**** COLLECTED DATA ****

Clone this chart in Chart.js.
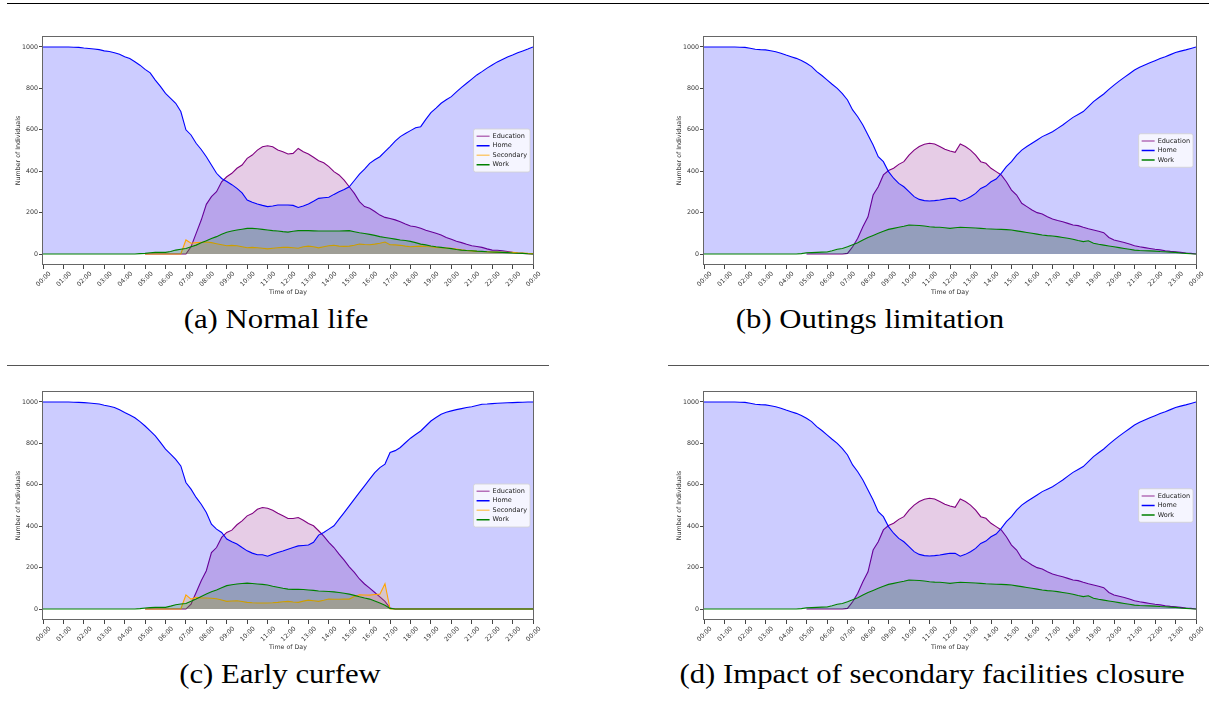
<!DOCTYPE html>
<html>
<head>
<meta charset="utf-8">
<script src="https://cdn.jsdelivr.net/npm/chart.js@4/dist/chart.umd.min.js"></script>
<style>
  body { margin: 0; background: #fff; width: 1209px; height: 715px; position: relative; overflow: hidden; }
  .rule { position: absolute; height: 1px; }
  canvas { position: absolute; }
  .cap { position: absolute; font-family: "Liberation Serif", serif; font-size: 27px; line-height: 1; white-space: nowrap; transform: translateX(-50%) scaleX(1.14); color: #000; }
</style>
</head>
<body>
<div class="rule" style="left:7px; top:3px; width:1202px; background:#000"></div>
<div class="rule" style="left:7px; top:365px; width:542px; background:#555"></div>
<div class="rule" style="left:668px; top:365px; width:541px; background:#555"></div>

<canvas id="ca" width="560" height="266" style="left:0; top:30px"></canvas>
<canvas id="cb" width="548" height="266" style="left:661px; top:30px"></canvas>
<canvas id="cc" width="560" height="266" style="left:0; top:385px"></canvas>
<canvas id="cd" width="548" height="266" style="left:661px; top:385px"></canvas>

<div class="cap" style="left:276px; top:306px">(a) Normal life</div>
<div class="cap" style="left:870px; top:306px">(b) Outings limitation</div>
<div class="cap" style="left:280px; top:661px">(c) Early curfew</div>
<div class="cap" style="left:932px; top:661px">(d) Impact of secondary facilities closure</div>

<script>
// x grid: one value every 15 minutes, 00:00 .. 24:00
const minutes = [];
for (let m = 0; m <= 1440; m += 15) minutes.push(m);

const hourTicks = [];
for (let h = 0; h <= 24; h++) hourTicks.push(h * 60);
const hourLabels = ["00:00","01:00","02:00","03:00","04:00","05:00","06:00","07:00","08:00","09:00","10:00","11:00",
  "12:00","13:00","14:00","15:00","16:00","17:00","18:00","19:00","20:00","21:00","22:00","23:00","00:00"];
const yTicks = [0, 200, 400, 600, 800, 1000];

// (a) Normal life
const homeA = [1000,1000,1000,1000, 1000,1000,999,998, 995,993,990,987, 981,978,972,965, 953,944,929,912,
  892,875,840,810, 776,752,728,688, 600,575,535,505, 470,430,390,365, 350,335,317,295, 261,250,242,235,
  229,232,237,237, 237,235,225,232, 242,255,269,272, 274,288,301,312, 325,355,386,410, 438,455,470,495,
  519,545,567,582, 596,610,615,650, 683,705,728,745, 760,783,805,825, 845,865,881,898, 913,928,940,952,
  961,972,981,990, 1000];
const eduA = [null,null,null,null, null,null,null,null, null,null,null,null, null,null,null,null, null,null,null,null,
  0,0,0,0, 0,0,0,0, 0,35,100,164, 240,277,301,349, 373,390,414,430, 462,478,502,518,
  523,518,502,494, 483,486,510,494, 483,467,451,441, 422,398,382,357, 325,293,253,229, 221,205,188,177,
  172,165,156,145, 135,132,124,115, 108,100,92,80, 71,62,55,47, 40,36,32,25, 19,18,16,12,
  8,5,3,2, 0];
const secA = [null,null,null,null, null,null,null,null, null,null,null,null, null,null,null,null, null,null,null,null,
  0,0,0,0, 0,0,0,0, 68,52,55,57, 58,55,50,45, 40,42,40,35, 30,32,30,28,
  25,28,30,32, 32,30,28,35, 38,35,30,35, 40,42,38,37, 38,42,48,46, 45,48,52,58,
  45,44,42,38, 35,37,38,36, 35,32,30,29, 28,24,20,17, 15,13,12,11, 10,9,8,8,
  8,6,5,3, 2];
const workA = [0,0,0,0, 0,0,0,0, 0,0,0,0, 0,0,0,0, 0,0,0,2,
  3,6,8,8, 8,12,19,23, 27,35,43,54, 64,75,84,95, 105,111,116,120, 124,124,122,119,
  116,113,111,108, 106,110,113,113, 113,112,111,111, 111,111,111,112, 113,108,103,99, 95,90,84,80,
  76,72,68,65, 61,55,48,44, 39,35,32,29, 26,22,19,17, 16,14,13,11, 10,9,8,7,
  5,4,3,1, 0];

// (b) Outings limitation
const homeB = [1000,1000,1000,1000, 1000,1000,1000,999, 998,994,989,987, 986,982,977,970, 961,953,945,935,
  921,905,881,862, 841,820,800,775, 744,696,663,623, 575,527,470,446, 398,366,341,325, 301,277,264,258,
  256,258,261,265, 269,269,255,264, 277,293,317,328, 349,362,390,422, 446,478,502,519, 535,551,567,579,
  591,607,623,642, 660,674,688,712, 736,755,773,795, 816,835,853,871, 889,902,913,924, 934,944,953,963,
  973,980,986,993, 1000];
const eduB = [null,null,null,null, null,null,null,null, null,null,null,null, null,null,null,null, null,null,null,null,
  0,0,0,0, 0,0,0,0, 3,35,76,132, 180,285,325,382, 403,414,433,446, 478,502,519,530,
  535,531,519,506, 498,491,531,519, 502,478,446,438, 414,398,382,349, 309,285,245,229, 213,200,193,180,
  169,162,156,148, 140,137,129,122, 116,110,103,80, 68,62,56,48, 40,35,31,27, 23,20,16,13,
  11,8,5,3, 0];
const workB = [0,0,0,0, 0,0,0,0, 0,0,0,0, 0,0,0,0, 0,0,0,2,
  6,7,8,9, 10,16,23,27, 35,45,55,68, 80,90,100,110, 119,124,129,134, 140,139,138,135,
  132,130,129,127, 124,127,129,128, 127,126,124,122, 121,120,119,118, 116,112,108,104, 100,96,92,89,
  87,84,80,76, 71,65,60,64, 52,47,43,39, 35,31,27,23, 19,17,16,15, 14,12,11,9,
  8,5,3,1, 0];

// (c) Early curfew
const homeC = [1000,1000,1000,1000, 1000,1000,999,998, 997,995,993,990, 984,979,973,962, 949,937,924,905,
  884,860,836,805, 772,748,723,691, 611,579,539,506, 466,410,386,370, 338,325,314,297, 281,270,262,262,
  255,265,273,280, 289,297,305,307, 309,322,357,370, 386,402,434,466, 498,531,563,595, 627,659,683,700,
  756,765,780,803, 825,843,860,884, 908,925,941,950, 957,963,968,973, 977,983,989,990, 992,994,995,996,
  997,998,999,1000, 1000];
const eduC = [null,null,null,null, null,null,null,null, null,null,null,null, null,null,null,null, null,null,null,null,
  0,0,0,0, 0,0,0,0, 0,24,80,137, 185,273,297,346, 370,381,407,426, 450,461,482,490,
  487,477,463,450, 437,437,442,429, 413,402,378,352, 322,297,265,236, 204,177,145,121, 101,80,59,37,
  5,0,0,0, 0,0,0,0, 0,0,0,0, 0,0,0,0, 0,0,0,0, 0,0,0,0,
  0,0,0,0, 0];
const secC = [null,null,null,null, null,null,null,null, null,null,null,null, null,null,null,null, null,null,null,null,
  0,0,0,0, 0,0,0,0, 68,48,56,54, 53,52,50,44, 37,39,40,36, 32,30,29,29,
  29,30,32,35, 37,34,32,38, 43,40,37,42, 48,47,47,48, 48,60,69,68, 67,70,72,122,
  0,0,0,0, 0,0,0,0, 0,0,0,0, 0,0,0,0, 0,0,0,0, 0,0,0,0,
  0,0,0,0, 0];
const workC = [0,0,0,0, 0,0,0,0, 0,0,0,0, 0,0,0,0, 0,0,0,2,
  5,7,8,8, 8,14,21,24, 27,38,48,60, 72,83,92,103, 113,117,121,123, 125,123,121,119,
  116,110,105,100, 96,95,95,94, 92,90,87,86, 85,83,80,76, 72,66,59,53, 48,39,29,18,
  3,0,0,0, 0,0,0,0, 0,0,0,0, 0,0,0,0, 0,0,0,0, 0,0,0,0,
  0,0,0,0, 0];

// (d) Impact of secondary facilities closure -- reads the same as (b)
const homeD = homeB;
const eduD = eduB;
const workD = workB;

const tickFont = { family: "DejaVu Sans", size: 6.3 };

function pts(vals) {
  return vals.map((v, i) => ({ x: minutes[i], y: v }));
}

function line(label, vals, color, fill, legendColor, order) {
  return {
    label, data: pts(vals), borderColor: color, backgroundColor: fill, fill: "origin",
    borderWidth: 1.1, pointRadius: 0, tension: 0, order, legendColor
  };
}

const edu = v => line("Education", v, "#800080", "rgba(128,0,128,0.2)", "rgba(128,0,128,0.55)", 4);
const home = v => line("Home", v, "#0000ff", "rgba(0,0,255,0.2)", "#0000ff", 3);
const sec = v => line("Secondary", v, "#ffa500", "rgba(255,165,0,0.2)", "rgba(255,165,0,0.55)", 2);
const work = v => line("Work", v, "#008000", "rgba(0,128,0,0.2)", "#008000", 1);

// box round the plot area, like matplotlib spines
const frame = {
  id: "frame",
  afterDatasetsDraw(chart) {
    const { ctx, chartArea: a } = chart;
    ctx.save();
    ctx.strokeStyle = "#666";
    ctx.lineWidth = 1;
    ctx.strokeRect(Math.round(a.left) - 0.5, Math.round(a.top) + 0.5,
      Math.round(a.right - a.left) + 1, Math.round(a.bottom - a.top) - 1);
    ctx.restore();
  }
};

// matplotlib-style legend, centre right
const legendBox = {
  id: "legendBox",
  afterDatasetsDraw(chart) {
    const { ctx, chartArea: a } = chart;
    const items = chart.data.datasets;
    ctx.save();
    ctx.font = '6.5px "DejaVu Sans"';
    const tw = Math.max(...items.map(d => ctx.measureText(d.label).width));
    const rowH = 9.5;
    const w = tw + 22, h = items.length * rowH + 5;
    const x = a.right - 3 - w, y = (a.top + a.bottom) / 2 - h / 2;
    ctx.fillStyle = "rgba(255,255,255,0.8)";
    ctx.strokeStyle = "#d0d0d0";
    ctx.lineWidth = 0.8;
    ctx.beginPath();
    ctx.roundRect(x, y, w, h, 2);
    ctx.fill();
    ctx.stroke();
    items.forEach((d, i) => {
      const cy = y + 2.5 + rowH * (i + 0.5);
      ctx.strokeStyle = d.legendColor;
      ctx.lineWidth = 1.5;
      ctx.beginPath();
      ctx.moveTo(x + 3, cy);
      ctx.lineTo(x + 16, cy);
      ctx.stroke();
      ctx.fillStyle = "#222";
      ctx.textBaseline = "middle";
      ctx.fillText(d.label, x + 19, cy);
    });
    ctx.restore();
  }
};

function makeChart(id, datasets, padRight) {
  new Chart(document.getElementById(id), {
    type: "line",
    data: { datasets },
    options: {
      responsive: false,
      animation: false,
      devicePixelRatio: 1,
      layout: { padding: { left: 0, right: padRight, top: 6, bottom: 0 } },
      plugins: { legend: { display: false }, tooltip: { enabled: false } },
      scales: {
        x: {
          type: "linear", min: 0, max: 1440,
          border: { display: false },
          grid: { drawOnChartArea: false, tickLength: 4, color: "#444" },
          afterBuildTicks: s => { s.ticks = hourTicks.map(v => ({ value: v })); },
          afterFit: s => { s.height = 31; },
          ticks: {
            autoSkip: false, maxRotation: 45, minRotation: 45, padding: 1, labelOffset: 7,
            font: tickFont, color: "#333",
            callback: (v, i) => hourLabels[i]
          },
          title: { display: true, text: "Time of Day", font: tickFont, color: "#333", padding: { top: 0, bottom: 0 } }
        },
        y: {
          min: -53, max: 1053,
          border: { display: false },
          grid: { drawOnChartArea: false, tickLength: 4, color: "#444" },
          afterBuildTicks: s => { s.ticks = yTicks.map(v => ({ value: v })); },
          afterFit: s => { s.width = 43; },
          ticks: { padding: 1, font: tickFont, color: "#333", callback: v => String(v) },
          title: { display: true, text: "Number of Individuals", font: tickFont, color: "#333", padding: { top: 15, bottom: 0 } }
        }
      }
    },
    plugins: [frame, legendBox]
  });
}

makeChart("ca", [edu(eduA), home(homeA), sec(secA), work(workA)], 27);
makeChart("cb", [edu(eduB), home(homeB), work(workB)], 13);
makeChart("cc", [edu(eduC), home(homeC), sec(secC), work(workC)], 27);
makeChart("cd", [edu(eduD), home(homeD), work(workD)], 13);
</script>
</body>
</html>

****

*STATED TASK*.
The lines from the start of the data through the line that contains "for (let m = 0;" are to be returned exactly, please, with both ends included and every picture left out.

*WORKED ANSWER*.
Clone this chart in Chart.js.
<!DOCTYPE html>
<html>
<head>
<meta charset="utf-8">
<script src="https://cdn.jsdelivr.net/npm/chart.js@4/dist/chart.umd.min.js"></script>
<style>
  body { margin: 0; background: #fff; width: 1209px; height: 715px; position: relative; overflow: hidden; }
  .rule { position: absolute; height: 1px; }
  canvas { position: absolute; }
  .cap { position: absolute; font-family: "Liberation Serif", serif; font-size: 27px; line-height: 1; white-space: nowrap; transform: translateX(-50%) scaleX(1.14); color: #000; }
</style>
</head>
<body>
<div class="rule" style="left:7px; top:3px; width:1202px; background:#000"></div>
<div class="rule" style="left:7px; top:365px; width:542px; background:#555"></div>
<div class="rule" style="left:668px; top:365px; width:541px; background:#555"></div>

<canvas id="ca" width="560" height="266" style="left:0; top:30px"></canvas>
<canvas id="cb" width="548" height="266" style="left:661px; top:30px"></canvas>
<canvas id="cc" width="560" height="266" style="left:0; top:385px"></canvas>
<canvas id="cd" width="548" height="266" style="left:661px; top:385px"></canvas>

<div class="cap" style="left:276px; top:306px">(a) Normal life</div>
<div class="cap" style="left:870px; top:306px">(b) Outings limitation</div>
<div class="cap" style="left:280px; top:661px">(c) Early curfew</div>
<div class="cap" style="left:932px; top:661px">(d) Impact of secondary facilities closure</div>

<script>
// x grid: one value every 15 minutes, 00:00 .. 24:00
const minutes = [];
for (let m = 0; m <= 1440; m += 15) minutes.push(m);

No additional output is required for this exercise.